Before Congress ratified it, the additional protocol was tagged with a letter from the Senate Foreign Relations Committee (SFRC) that stipulated, among other notes, that the NSE would be used regularly and repeatedly. It also, in an almost comical provision, insisted that the President ensure security and counterintelligence training will have been completed for any sites it plans to declare to the IAEA. Hirsch, in his excellent reading, questions whether these extra conditions amount to “reservations” that would indicate that the U.S. was not accepting the same provisos as NNWS members.
Compare that with the incredible access required under the additional and comprehensive protocols. Imagine America being asked, as one Iranian government official complained, for concessions that included “permissions for reconnaissance flights over our country and that their inspectors can enter anywhere, even the presidential palace.” (Note that an ‘undeclared’ American drone has already crashed in Iran.)
To date, some 72 members of the NPT have yet to adopt the additional protocols.
- Never forget the big picture…
Finally, one must always remember the big picture. If you lose faith, and ask yourself why you are behaving like a boorish tyrant, just recall the treasures that lay just over the horizon. Keep your eyes on the prize; it’s the geopolitical game that matters.
As regards the Middle East, there are long-term strategies afoot to divide and defang the Shiite Crescent that includes Lebanese, Syrian, and Iranian Shiite allies. Control over oil and gas fields in the Persian Gulf and Black and Caspian Seas are at stake, as is the fate of various competing pipeline projects of either Shiite or Sunni provenance. Dominion over energy will allow the U.S. and it’s global partners to force most of the world to denominate their fuel purchases in dollars. This will sustain the buck’s role as global reserve currency, which ensures that countries will buy up American debt, inadvertently funding its imperialist projects. And after all, nobody buys more oil than the U.S. military.
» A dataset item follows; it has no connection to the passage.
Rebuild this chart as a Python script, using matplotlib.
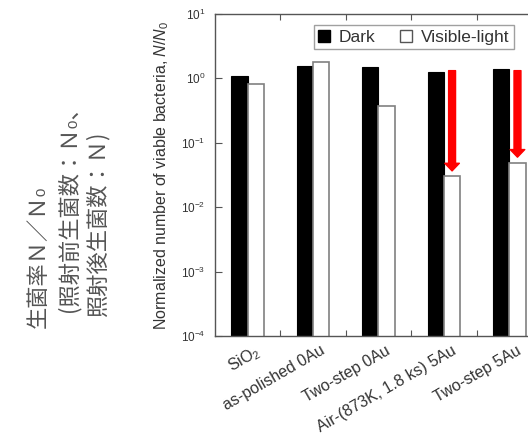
import numpy as np
import matplotlib
matplotlib.use('Agg')
import matplotlib.pyplot as plt
from matplotlib.patches import Patch
from matplotlib.transforms import ScaledTranslation

# ---------------- data ----------------
categories = ['SiO$_2$', 'as-polished 0Au', 'Two-step 0Au',
              'Air-(873K, 1.8 ks) 5Au', 'Two-step 5Au']
dark = [1.10, 1.58, 1.49, 1.27, 1.40]
visible = [0.82, 1.78, 0.37, 0.030, 0.049]
arrow_idx = [3, 4]          # samples with the red "drop" arrow
arrow_top = 1.32

jp_lines = ['生菌率Ｎ／Ｎ₀', '(照射前生菌数：Ｎ₀、', '照射後生菌数：Ｎ)']

# ---------------- style ----------------
plt.rcParams['font.family'] = ['Liberation Sans', 'DejaVu Sans']
plt.rcParams['mathtext.fontset'] = 'custom'
plt.rcParams['mathtext.rm'] = 'Liberation Sans'
plt.rcParams['mathtext.it'] = 'Liberation Sans:italic'
plt.rcParams['mathtext.bf'] = 'Liberation Sans:bold'

SPINE = '#555555'
TXT = '#333333'

fig = plt.figure(figsize=(5.28, 4.48), dpi=100)
ax = fig.add_axes([215 / 528, 1 - 336 / 448, 327 / 528, 322 / 448])

x = np.arange(len(categories))
w = 0.25
ax.bar(x - w / 2, dark, w, color='black', edgecolor='black', linewidth=0.8)
ax.bar(x + w / 2, visible, w, color='white', edgecolor='#808080', linewidth=1.2)

for i in arrow_idx:
    ax.annotate('', xy=(x[i] + w / 2, visible[i] * 1.22), xytext=(x[i] + w / 2, arrow_top),
                arrowprops=dict(arrowstyle='simple,head_width=1.05,head_length=0.55,tail_width=0.5',
                                color='red', shrinkA=0, shrinkB=0, mutation_scale=10))

ax.set_yscale('log')
ax.set_ylim(1e-4, 1e1)
ax.set_xlim(-0.5, len(categories) - 0.5)
ax.yaxis.set_minor_locator(matplotlib.ticker.NullLocator())

# x: labels at category centres, tick marks at the boundaries
ax.set_xticks(x)
ax.set_xticklabels(categories, rotation=30, ha='right', va='top',
                   rotation_mode='anchor', fontsize=11.5, color=TXT)
ax.tick_params(axis='x', which='major', length=0, pad=5)
ax.set_xticks(x[:-1] + 0.5, minor=True)
ax.tick_params(axis='x', which='minor', direction='in', length=4, top=True,
               color=SPINE, width=0.8)
for lab in ax.get_xticklabels():
    lab.set_transform(lab.get_transform() + ScaledTranslation(5 / 72, 0, fig.dpi_scale_trans))

ax.tick_params(axis='y', which='major', direction='in', length=5, color=SPINE,
               width=0.8, labelsize=8.5, labelcolor=TXT, pad=7)

for s in ax.spines.values():
    s.set_color(SPINE)
    s.set_linewidth(1.0)

ax.set_ylabel('Normalized number of viable bacteria, $N/N_0$', fontsize=11.5, color=TXT)
ax.yaxis.set_label_coords(-0.135, 0.5)

handles = [Patch(facecolor='black', edgecolor='black', label='Dark'),
           Patch(facecolor='white', edgecolor='#555555', label='Visible-light')]
leg = ax.legend(handles=handles, loc='upper left', bbox_to_anchor=(0.275, 0.992),
                ncol=2, fontsize=12.5, frameon=True, fancybox=False,
                handlelength=0.7, handleheight=0.7, handletextpad=0.5,
                columnspacing=1.4, borderpad=0.25, labelcolor=TXT)
leg.get_frame().set_edgecolor('#888888')
leg.get_frame().set_linewidth(1.0)

# Japanese annotation on the far left (anchor = baseline x in px, start y in px)
jp_size = 16
jp_anchor_x = [45, 75, 104]
jp_y = [328, 312, 317]
for t, px, py in zip(jp_lines, jp_anchor_x, jp_y):
    fig.text(px / 528, 1 - py / 448, t, rotation=90,
             rotation_mode='anchor', ha='left', va='baseline',
             fontsize=jp_size, color='#555555', family=['Noto Sans CJK JP', 'DejaVu Sans'])

fig.savefig('out.png', dpi=100)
America will do all it can to assure that their Sunni proxies win these contests rather than the Moscow-backed Shiite coalition. In that regard, job one is preventing Iran from acquiring a nuclear weapon. The idea is pure anathema to Washington. Everyone knows a bomb buys leverage. And a Shiite Crescent with leverage deeply undercuts American hegemony in the region. Hence the fairly continuous project to demonize Tehran. In this game, controlling the media narrative is critical, and all forms of slander and calumny are fair game.
In any event, the talks have been extended until next July. It wouldn’t require an extreme cynic to speculate that the seven-month extension serves U.S. interests by providing time for the ISIS debacle to play out, particularly in relation to Syria. Once the dust settles and the weather warms on that front, the West will be in a better position to decide whether it wants to opt for a military solution to its fabricated crisis with the Persians. To be sure, the international community—comprised of elites in Washington, New York, London, Paris and perhaps Riyadh—will affect the consternation of trusting but troubled Westerners, going to great lengths to persuade another rash and intemperate Muslim society to ‘join the international community.’ Once the media lapdogs paint a convincingly terrifying portrait of Iran for the edification of the masses, the wheels of war will begin to turn, legitimized by international sanction, prosecuted by the peacemakers.